REQUIRED WORK.
From the entries below, pull out each line where "seaborn" appears.

RECORDS FOR THE EXERCISE.
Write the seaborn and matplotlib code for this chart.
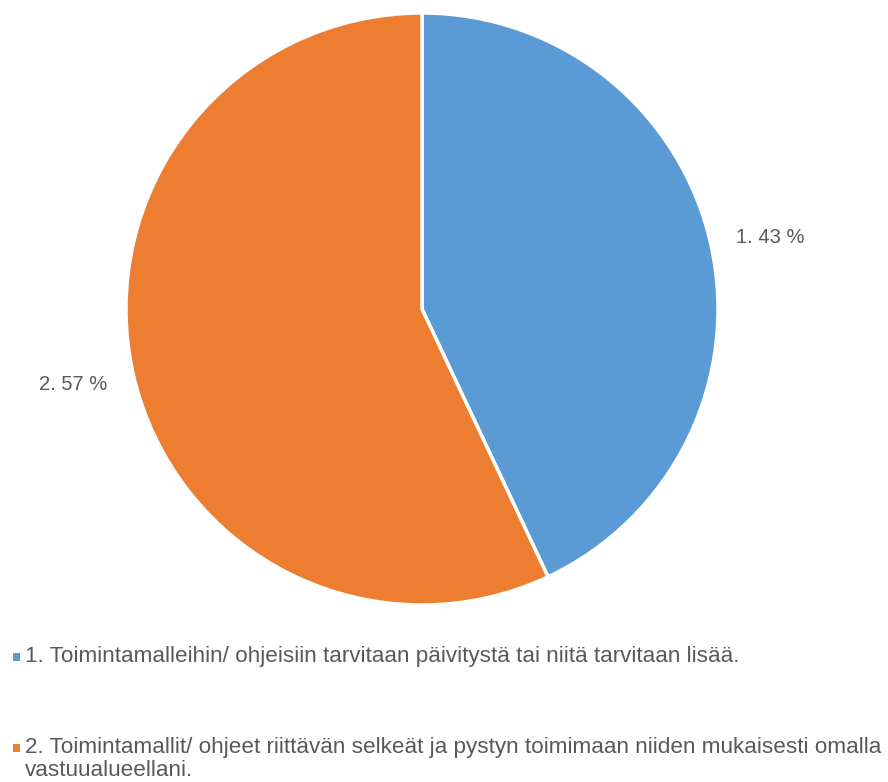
import matplotlib
matplotlib.use("Agg")
import matplotlib.pyplot as plt
from matplotlib.patches import Rectangle
import matplotlib.transforms as mtransforms
import seaborn as sns

categories = ["1. Toimintamalleihin/ ohjeisiin tarvitaan päivitystä tai niitä tarvitaan lisää.",
              "2. Toimintamallit/ ohjeet riittävän selkeät ja pystyn toimimaan niiden mukaisesti omalla\nvastuualueellani."]
short_labels = ["1", "2"]
values = [43, 57]
colors = ["#5B9BD5", "#ED7D31"]

sns.set_theme(style="white")
plt.rcParams['font.family'] = ['Liberation Sans', 'DejaVu Sans']
text_color = "#595959"

fig = plt.figure(figsize=(8.88, 7.82), dpi=100)
ax = fig.add_axes([126/888, (782-605)/782, 592/888, 592/782])
labels = [f"{s}. {v} %" for s, v in zip(short_labels, values)]
wedges, texts = ax.pie(values, colors=colors, startangle=90, counterclock=False,
                       labels=labels, labeldistance=1.2,
                       wedgeprops=dict(edgecolor="white", linewidth=2.5),
                       textprops=dict(color=text_color, fontsize=14.5))
shifts = [(2, -6), (-2, 2)]
for t, (dx, dy) in zip(texts, shifts):
    t.set_ha("center")
    t.set_va("center")
    t.set_transform(t.get_transform() +
                    mtransforms.ScaledTranslation(dx/100, dy/100, fig.dpi_scale_trans))
ax.set_xlim(-1, 1)
ax.set_ylim(-1, 1)
ax.set_aspect("equal")
ax.axis("off")

# legend drawn manually
ys = [657, 748]
for c, lab, y in zip(colors, categories, ys):
    fig.patches.append(Rectangle((13/888, 1 - (y+4)/782), 7/888, 8/782,
                                 transform=fig.transFigure, facecolor=c, edgecolor="none"))
    fig.text(25/888, 1 - (y-11)/782, lab, color=text_color, fontsize=16.2,
             ha="left", va="top", linespacing=1.15)

fig.savefig("out.png", dpi=100)
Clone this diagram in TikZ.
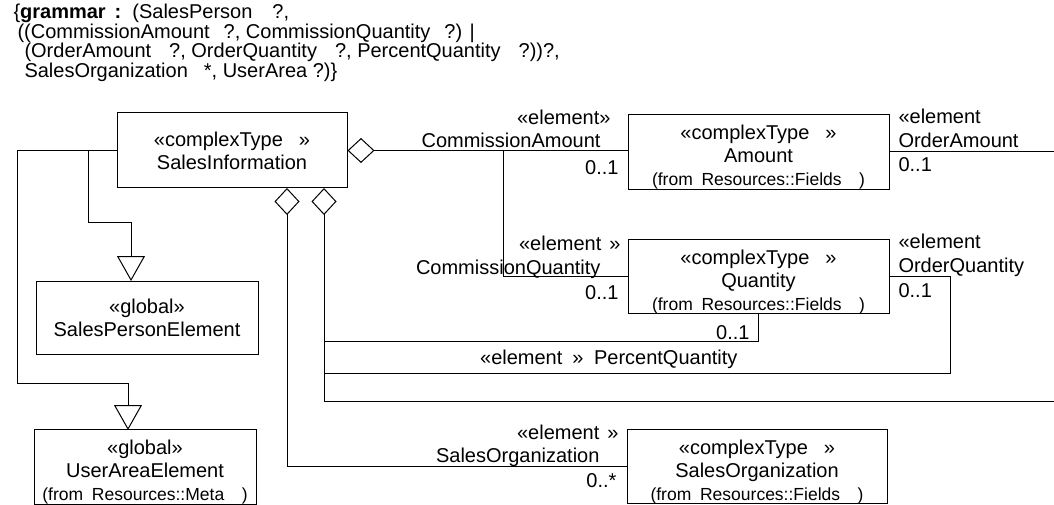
\documentclass[tikz,border=0pt]{standalone}
\usepackage{fontspec}
\setmainfont{Liberation Sans}
\usetikzlibrary{arrows.meta}
\newcommand\msz{\fontsize{20}{23}\selectfont}
\newcommand\ssz{\fontsize{17.5}{22}\selectfont}
\newcommand\topstrut{\rule{0pt}{25pt}}
\begin{document}
\begin{tikzpicture}[x=1pt,y=-1pt,line width=1pt,
  box/.style={draw,line width=1pt,inner sep=0pt,align=center,font=\msz},
  lbl/.style={inner sep=0pt,font=\msz,text height=14pt,text depth=0pt},
  agg/.style={{Diamond[open,length=27pt,width=25pt]}-},
  gen/.style={-{Triangle[open,length=25pt,width=28pt]}}]
\useasboundingbox (0,0) rectangle (1054,505);
% header
\node[inner sep=0pt,anchor=north west,align=left,font=\fontsize{20}{19.5}\selectfont] (hdr) at (13,4)
 {\{\textbf{grammar\hspace{0.45em}:}\hspace{0.55em}(SalesPerson\hspace{1.0em}?,\\
  \hspace*{4pt}((CommissionAmount\hspace{0.7em}?, CommissionQuantity\hspace{0.7em}?) |\\
  \hspace*{11pt}(OrderAmount\hspace{0.9em}?, OrderQuantity\hspace{0.9em}?, PercentQuantity\hspace{0.9em}?))?,\\
  \hspace*{11pt}SalesOrganization\hspace{0.8em}*, UserArea ?)\}};
% boxes
\node[box,minimum width=230pt,minimum height=75pt] (SI) at (232,150.5) {«complexType\hspace{0.8em}»\\SalesInformation};
\node[box,minimum width=222pt,minimum height=73pt] (SPE) at (147,317.5) {«global»\\SalesPersonElement};
\node[box,minimum width=222pt,minimum height=74pt] (UAE) at (145,467) {\topstrut«global»\\UserAreaElement\\{\ssz (from\hspace{0.5em}Resources::Meta\hspace{1em})}};
\node[box,minimum width=261pt,minimum height=74pt] (AMT) at (758.5,152) {\topstrut«complexType\hspace{0.8em}»\\Amount\\{\ssz (from\hspace{0.5em}Resources::Fields\hspace{1em})}};
\node[box,minimum width=261pt,minimum height=74pt] (QTY) at (758.5,276.5) {\topstrut«complexType\hspace{0.8em}»\\Quantity\\{\ssz (from\hspace{0.5em}Resources::Fields\hspace{1em})}};
\node[box,minimum width=260pt,minimum height=73pt] (SO) at (757,466.5) {\topstrut«complexType\hspace{0.8em}»\\SalesOrganization\\{\ssz (from\hspace{0.5em}Resources::Fields\hspace{1em})}};
% labels
\node[lbl,anchor=east] (ca1) at (611,118) {«element»};
\node[lbl,anchor=east] (ca2) at (601,141) {CommissionAmount};
\node[lbl,anchor=east] (ca3) at (619,168) {0..1};
\node[lbl,anchor=west] (oa1) at (898,117) {«element};
\node[lbl,anchor=west] (oa2) at (898,141) {OrderAmount};
\node[lbl,anchor=west] (oa3) at (898,165) {0..1};
\node[lbl,anchor=east] (cq1) at (621,243) {«element\hspace{0.4em}»};
\node[lbl,anchor=east] (cq2) at (601,267) {CommissionQuantity};
\node[lbl,anchor=east] (cq3) at (619,292) {0..1};
\node[lbl,anchor=west] (oq1) at (898,241) {«element};
\node[lbl,anchor=west] (oq2) at (898,265) {OrderQuantity};
\node[lbl,anchor=west] (oq3) at (898,290) {0..1};
\node[lbl,anchor=east] (pq1) at (750,332) {0..1};
\node[lbl,anchor=east] (pq2) at (738,357) {«element\hspace{0.5em}»\hspace{0.25em} PercentQuantity};
\node[lbl,anchor=east] (so1) at (619,432) {«element\hspace{0.4em}»};
\node[lbl,anchor=east] (so2) at (600,455) {SalesOrganization};
\node[lbl,anchor=east] (so3) at (617,480) {0..*};
% connector points
\coordinate (j1) at (503,150.5);
\coordinate (r1) at (1054,152);
\coordinate (d1) at (287,188);
\coordinate (d2) at (324,188);
\coordinate (r2) at (1054,401);
\coordinate (jp) at (324,341);
\coordinate (jo) at (324,373);
\coordinate (oq) at (950,373);
\coordinate (l1) at (17,383);
\coordinate (ua) at (128,430);
\coordinate (l2a) at (88,150.5);
\coordinate (l2) at (88,222);
\coordinate (sp) at (131,281);
% connectors
\draw[agg] (SI.east) -- (SI.east -| AMT.west);
\draw (j1) |- (QTY.west);
\draw (AMT.east) -- (AMT.east -| r1);
\draw[agg] (d1) |- (SO.west);
\draw[agg] (d2) |- (r2);
\draw (QTY.south) |- (jp);
\draw (QTY.east) -| (oq) -- (jo);
\draw[gen] (SI.west) -| (l1) -| (ua);
\draw[gen] (l2a) -- (l2) -| (sp);
\end{tikzpicture}
\end{document}
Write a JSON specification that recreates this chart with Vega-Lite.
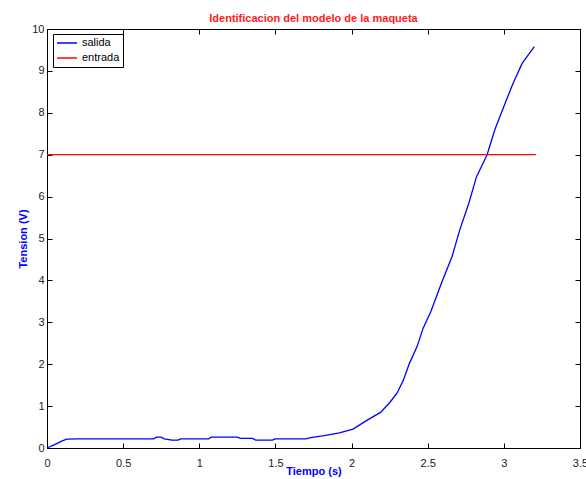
{
  "$schema": "https://vega.github.io/schema/vega-lite/v6.json",
  "width": 533,
  "height": 419,
  "autosize": {"type": "none"},
  "padding": {"left": 47, "top": 29, "right": 6, "bottom": 31},
  "background": "white",
  "config": {
    "font": "Liberation Sans",
    "view": {"stroke": "black", "strokeWidth": 1},
    "axis": {"grid": false, "domainColor": "black", "tickColor": "black", "labelColor": "#222", "labelFontSize": 11, "titleFontSize": 11, "titleColor": "#0000ff", "titleFontWeight": "bold"}
  },
  "title": {"text": "Identificacion del modelo de la maqueta", "color": "#ff2020", "fontSize": 11, "fontWeight": "bold", "offset": -1, "anchor": "middle"},
  "data": {"values": [
    {"t": 0, "v": 0, "s": "salida"},
    {"t": 0.05, "v": 0.08, "s": "salida"},
    {"t": 0.10, "v": 0.17, "s": "salida"},
    {"t": 0.13, "v": 0.21, "s": "salida"},
    {"t": 0.2, "v": 0.22, "s": "salida"},
    {"t": 0.5, "v": 0.22, "s": "salida"},
    {"t": 0.70, "v": 0.22, "s": "salida"},
    {"t": 0.72, "v": 0.26, "s": "salida"},
    {"t": 0.75, "v": 0.26, "s": "salida"},
    {"t": 0.77, "v": 0.22, "s": "salida"},
    {"t": 0.82, "v": 0.19, "s": "salida"},
    {"t": 0.86, "v": 0.19, "s": "salida"},
    {"t": 0.88, "v": 0.22, "s": "salida"},
    {"t": 1.06, "v": 0.22, "s": "salida"},
    {"t": 1.08, "v": 0.26, "s": "salida"},
    {"t": 1.25, "v": 0.26, "s": "salida"},
    {"t": 1.27, "v": 0.23, "s": "salida"},
    {"t": 1.35, "v": 0.23, "s": "salida"},
    {"t": 1.37, "v": 0.19, "s": "salida"},
    {"t": 1.48, "v": 0.19, "s": "salida"},
    {"t": 1.50, "v": 0.22, "s": "salida"},
    {"t": 1.70, "v": 0.22, "s": "salida"},
    {"t": 1.73, "v": 0.25, "s": "salida"},
    {"t": 1.81, "v": 0.29, "s": "salida"},
    {"t": 1.92, "v": 0.36, "s": "salida"},
    {"t": 2.01, "v": 0.45, "s": "salida"},
    {"t": 2.10, "v": 0.66, "s": "salida"},
    {"t": 2.19, "v": 0.85, "s": "salida"},
    {"t": 2.25, "v": 1.08, "s": "salida"},
    {"t": 2.30, "v": 1.32, "s": "salida"},
    {"t": 2.34, "v": 1.62, "s": "salida"},
    {"t": 2.38, "v": 2.02, "s": "salida"},
    {"t": 2.43, "v": 2.42, "s": "salida"},
    {"t": 2.47, "v": 2.86, "s": "salida"},
    {"t": 2.52, "v": 3.25, "s": "salida"},
    {"t": 2.59, "v": 3.93, "s": "salida"},
    {"t": 2.66, "v": 4.57, "s": "salida"},
    {"t": 2.71, "v": 5.2, "s": "salida"},
    {"t": 2.77, "v": 5.84, "s": "salida"},
    {"t": 2.82, "v": 6.47, "s": "salida"},
    {"t": 2.89, "v": 7.0, "s": "salida"},
    {"t": 2.94, "v": 7.59, "s": "salida"},
    {"t": 3.00, "v": 8.15, "s": "salida"},
    {"t": 3.06, "v": 8.7, "s": "salida"},
    {"t": 3.12, "v": 9.18, "s": "salida"},
    {"t": 3.20, "v": 9.58, "s": "salida"},
    {"t": 0, "v": 7, "s": "entrada"},
    {"t": 3.21, "v": 7, "s": "entrada"}
  ]},
  "layer": [
    {
      "mark": {"type": "line", "strokeWidth": 1.3},
      "encoding": {
        "x": {"field": "t", "type": "quantitative", "scale": {"domain": [0, 3.5], "nice": false, "zero": false}, "axis": {"title": "Tiempo (s)", "values": [0, 0.5, 1, 1.5, 2, 2.5, 3, 3.5], "format": "~r", "tickSize": -5, "labelPadding": 14, "titlePadding": -3, "labelFlush": false}},
        "y": {"field": "v", "type": "quantitative", "scale": {"domain": [0, 10], "nice": false}, "axis": {"title": "Tension (V)", "values": [0,1,2,3,4,5,6,7,8,9,10], "format": "d", "tickSize": -5, "labelPadding": 8, "titlePadding": 3, "labelFlush": false}},
        "color": {"field": "s", "type": "nominal", "scale": {"domain": ["salida", "entrada"], "range": ["#0000ff", "#ff0000"]},
          "legend": {"title": null, "orient": "none", "legendX": 6, "legendY": 5, "symbolType": "stroke", "symbolSize": 400, "symbolStrokeWidth": 1.3, "clipHeight": 12, "rowPadding": 3, "labelFontSize": 11, "labelColor": "black", "strokeColor": "black", "padding": 3, "fillColor": "white"}},
        "detail": {"field": "s"}
      }
    },
    {
      "mark": {"type": "line", "opacity": 0},
      "encoding": {
        "x": {"field": "t", "type": "quantitative", "axis": {"orient": "top", "title": null, "labels": false, "values": [0, 0.5, 1, 1.5, 2, 2.5, 3, 3.5], "tickSize": -5}},
        "y": {"field": "v", "type": "quantitative", "axis": {"orient": "right", "title": null, "labels": false, "values": [0,1,2,3,4,5,6,7,8,9,10], "tickSize": -5}}
      }
    }
  ],
  "resolve": {"axis": {"x": "independent", "y": "independent"}}
}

EXERCISE RESPONSE.
Write the seaborn and matplotlib code for this chart.
import seaborn as sns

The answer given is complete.